Task requirements – Print exactly the lines from the first one down to the line that contains "y_scale = alt.Scale(domain=[0, 600], nice=False, zero=True)", both included, and skip the pictures.

Data segment –
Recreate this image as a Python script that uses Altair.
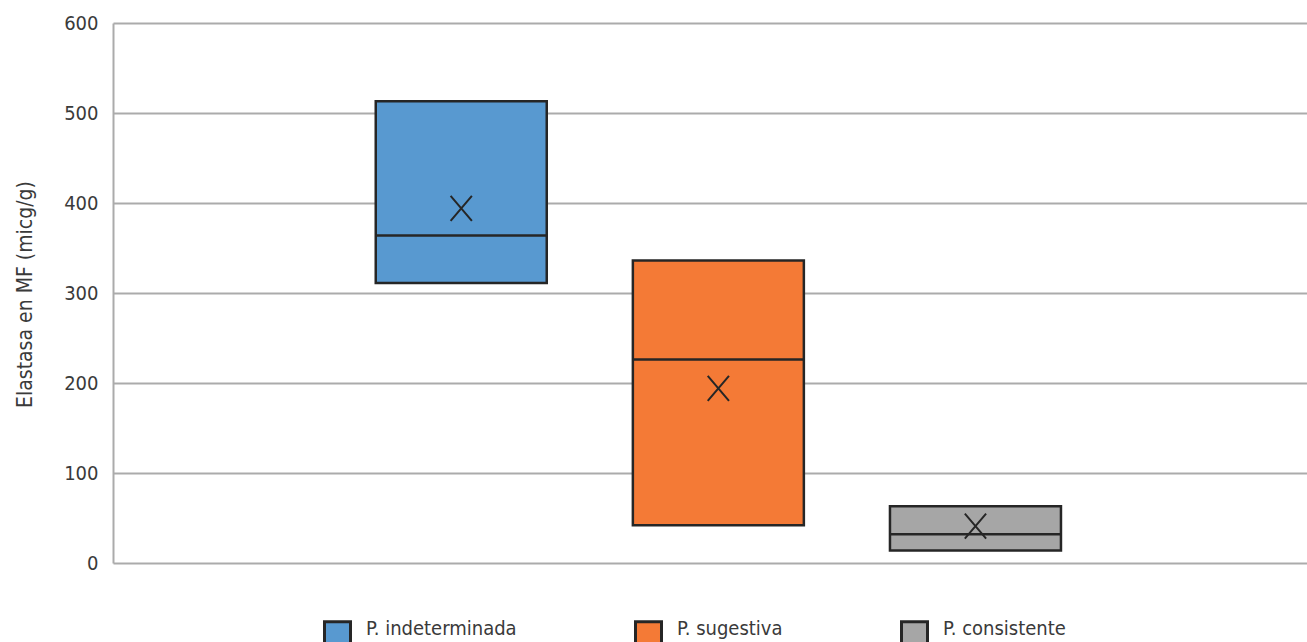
import altair as alt
import pandas as pd

series = ["P. indeterminada", "P. sugestiva", "P. consistente"]
position = [1, 2, 3]
q1 = [311, 42, 14]
median = [364, 226, 32]
q3 = [513, 336, 63]
mean = [394, 194, 41]
colors = ["#5899D0", "#F47A36", "#A6A6A6"]
y_ticks = [0, 100, 200, 300, 400, 500, 600]

FONT = "DejaVu Sans Condensed, sans-serif"
INK = "#262626"
TXT = "#3a3a3a"
GRID = "#ABABAB"

df = pd.DataFrame({
    "series": series, "pos": position, "q1": q1, "median": median,
    "q3": q3, "mean": mean,
})

x_enc = alt.X("pos:Q", scale=alt.Scale(domain=[-0.335, 4.27], nice=False, zero=False), axis=None)
y_scale = alt.Scale(domain=[0, 600], nice=False, zero=True)

boxes = alt.Chart(df).mark_bar(size=171, stroke=INK, strokeWidth=2.5, opacity=1).encode(
    x=x_enc,
    y=alt.Y("q1:Q", scale=y_scale, axis=alt.Axis(
        values=y_ticks, title="Elastasa en MF (micg/g)", ticks=False, labelPadding=15,
        domainColor=GRID, domainWidth=2, gridColor=GRID, gridWidth=2, grid=True,
        labelFont=FONT, labelFontSize=20, labelColor=TXT,
        titleFont=FONT, titleFontSize=21, titleFontWeight="normal", titleColor=TXT,
        titleX=-88, titleY=271, titleAngle=270, titleAlign="center", titleBaseline="middle",
    )),
    y2="q3:Q",
    color=alt.Color("series:N", scale=alt.Scale(domain=series, range=colors), legend=alt.Legend(
        orient="none", legendX=210, legendY=597, direction="horizontal", title=None,
        symbolType="square", symbolSize=676, symbolStrokeColor=INK, symbolStrokeWidth=3,
        symbolOpacity=1, labelFont=FONT, labelFontSize=20, labelColor=TXT, labelOffset=14,
        labelBaseline="alphabetic", columnPadding=112, labelLimit=400,
    )),
)

medians = alt.Chart(df).mark_tick(orient="horizontal", size=171, thickness=2.5, color=INK, opacity=1).encode(
    x=x_enc,
    y=alt.Y("median:Q", scale=y_scale),
)

means = alt.Chart(df).mark_point(
    shape="M-0.85,-1L0.85,1M-0.85,1L0.85,-1", filled=False, size=625,
    stroke=INK, strokeWidth=2, opacity=1,
).encode(
    x=x_enc,
    y=alt.Y("mean:Q", scale=y_scale),
)

chart = alt.layer(boxes, medians, means).properties(
    width=1194, height=540,
    autosize=alt.AutoSizeParams(type="none"),
    padding={"left": 113, "top": 23, "right": 0, "bottom": 79},
    background="white",
).configure_view(strokeWidth=0)

chart.save("out.html", embed_options={"renderer": "svg", "actions": False})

Output for this exercise –
Recreate this image as a Python script that uses Altair.
import altair as alt
import pandas as pd

series = ["P. indeterminada", "P. sugestiva", "P. consistente"]
position = [1, 2, 3]
q1 = [311, 42, 14]
median = [364, 226, 32]
q3 = [513, 336, 63]
mean = [394, 194, 41]
colors = ["#5899D0", "#F47A36", "#A6A6A6"]
y_ticks = [0, 100, 200, 300, 400, 500, 600]

FONT = "DejaVu Sans Condensed, sans-serif"
INK = "#262626"
TXT = "#3a3a3a"
GRID = "#ABABAB"

df = pd.DataFrame({
    "series": series, "pos": position, "q1": q1, "median": median,
    "q3": q3, "mean": mean,
})

x_enc = alt.X("pos:Q", scale=alt.Scale(domain=[-0.335, 4.27], nice=False, zero=False), axis=None)
y_scale = alt.Scale(domain=[0, 600], nice=False, zero=True)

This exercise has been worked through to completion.